Start Records provided
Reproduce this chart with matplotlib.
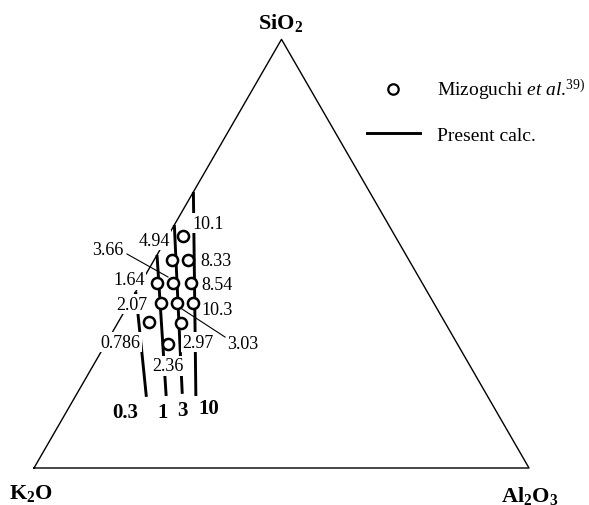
import numpy as np
import matplotlib
matplotlib.use('Agg')
import matplotlib.pyplot as plt

plt.rcParams['font.family'] = 'Liberation Serif'
plt.rcParams['mathtext.fontset'] = 'custom'
plt.rcParams['mathtext.rm'] = 'Liberation Serif'
plt.rcParams['mathtext.it'] = 'Liberation Serif:italic'
plt.rcParams['mathtext.bf'] = 'Liberation Serif:bold'

# Mizoguchi et al. compositions (mole fractions, K2O = rest)
mizo_sio2 = [0.541, 0.485, 0.485, 0.432, 0.432, 0.432, 0.385, 0.385, 0.385, 0.341, 0.338, 0.289]
mizo_al2o3 = [0.031, 0.036, 0.068, 0.033, 0.065, 0.101, 0.064, 0.097, 0.129, 0.062, 0.128, 0.126]

# present calc. lines: start on the K2O-SiO2 edge, end near SiO2 ~ 0.17
calc_labels = ['0.3', '1', '3', '10']
calc_sio2_start = [0.411, 0.497, 0.567, 0.644]
calc_al2o3_start = [0.0, 0.0, 0.0, 0.0]
calc_sio2_end = [0.166, 0.168, 0.173, 0.168]
calc_al2o3_end = [0.144, 0.183, 0.213, 0.243]

# measured values written beside the points
value_labels = ['10.1', '8.33', '8.54', '10.3', '3.03', '2.97', '2.36',
                '0.786', '2.07', '1.64', '3.66', '4.94']


def tern(sio2, al2o3):
    sio2 = np.asarray(sio2, dtype=float)
    al2o3 = np.asarray(al2o3, dtype=float)
    return al2o3 + sio2 / 2, sio2 * np.sqrt(3) / 2


fig = plt.figure(figsize=(5.89, 5.06), dpi=100)
ax = fig.add_axes([0, 0, 1, 1])
ax.set_xlim(-34 / 495, 555 / 495)
ax.set_ylim(-37 / 495, 469 / 495)
ax.axis('off')

# triangle
tx, ty = tern([0, 0, 1, 0], [0, 1, 0, 0])
ax.plot(tx, ty, color='black', lw=1.0, zorder=1)

# calc lines
for s0, a0, s1, a1 in zip(calc_sio2_start, calc_al2o3_start, calc_sio2_end, calc_al2o3_end):
    lx, ly = tern([s0, s1], [a0, a1])
    ax.plot(lx, ly, color='black', lw=2.1, solid_capstyle='butt', zorder=2)

# points
px, py = tern(mizo_sio2, mizo_al2o3)
ax.plot(px, py, 'o', ms=8, mfc='white', mec='black', mew=1.8, ls='none', zorder=5)

# leader lines
ax.plot([0.1879, 0.2707], [0.4323, 0.3859], color='black', lw=0.8, zorder=1)
ax.plot([0.299, 0.3859], [0.3212, 0.2646], color='black', lw=0.8, zorder=1)

# value labels (white box hides lines behind them)
value_pos = [(0.3515, 0.4949), (0.3677, 0.4182), (0.3697, 0.3717), (0.3697, 0.3192),
             (0.4222, 0.2525), (0.3313, 0.2545), (0.2707, 0.2061), (0.1737, 0.2545),
             (0.198, 0.3313), (0.1919, 0.3798), (0.1495, 0.4424), (0.2424, 0.4606)]
for lab, (x, y) in zip(value_labels, value_pos):
    ax.text(x, y, lab, fontsize=13, ha='center', va='center', zorder=3,
            bbox=dict(fc='white', ec='none', pad=1.2))

# line labels
calc_pos = [(0.1838, 0.1131), (0.2606, 0.1131), (0.299, 0.1172), (0.3535, 0.1212)]
for lab, (x, y) in zip(calc_labels, calc_pos):
    ax.text(x, y, lab, fontsize=15, fontweight='bold', ha='center', va='center')

# vertex labels
ax.text(0.499, 0.901, r'$\mathbf{SiO_2}$', fontsize=16, ha='center', va='center')
ax.text(-0.006, -0.0505, r'$\mathbf{K_2O}$', fontsize=16, ha='center', va='center')
ax.text(1.002, -0.0545, r'$\mathbf{Al_2O_3}$', fontsize=16, ha='center', va='center')

# legend
h1, = ax.plot([], [], 'o', ms=7.5, mfc='white', mec='black', mew=1.6, ls='none')
h2, = ax.plot([], [], color='black', lw=2.1)
ax.legend([h1, h2], [r'Mizoguchi $\mathit{et}$ $\mathit{al}$.$^{39)}$', 'Present calc.'],
          loc='upper left', bbox_to_anchor=(367 / 589, 1 - 78 / 506),
          bbox_transform=fig.transFigure, frameon=False, fontsize=14,
          borderpad=0, borderaxespad=0, handlelength=2.7, handletextpad=0.9,
          labelspacing=1.25)

plt.savefig('out.png', dpi=100)
plt.close()
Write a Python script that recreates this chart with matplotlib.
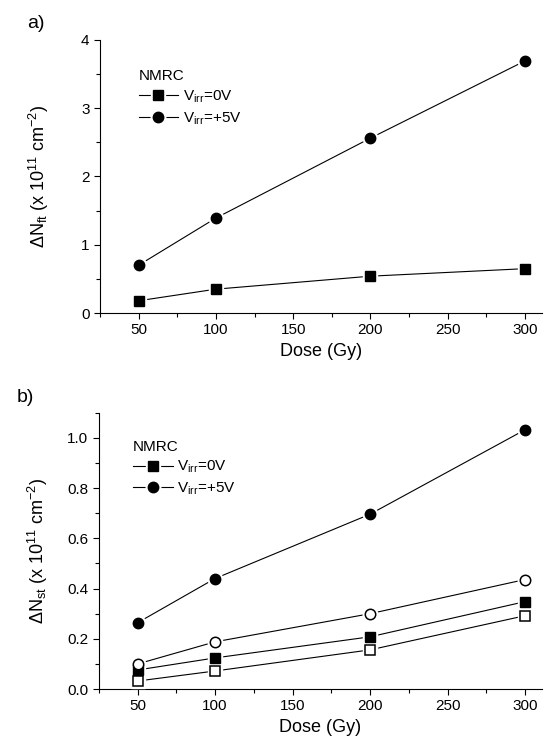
End Records provided
### Problem to solve
All lines from the start of the entries through the one with "plt.rcParams['mathtext.bf'] = 'Liberation" are to be output exactly; omit the pictures.

### Result for this exercise
Reproduce this chart with matplotlib.
import numpy as np
import matplotlib
matplotlib.use('Agg')
import matplotlib.pyplot as plt

plt.rcParams['font.family'] = 'Liberation Serif'
plt.rcParams['mathtext.fontset'] = 'custom'
plt.rcParams['mathtext.rm'] = 'Liberation Serif'
plt.rcParams['mathtext.it'] = 'Liberation Serif:italic'
plt.rcParams['mathtext.bf'] = 'Liberation Serif:bold'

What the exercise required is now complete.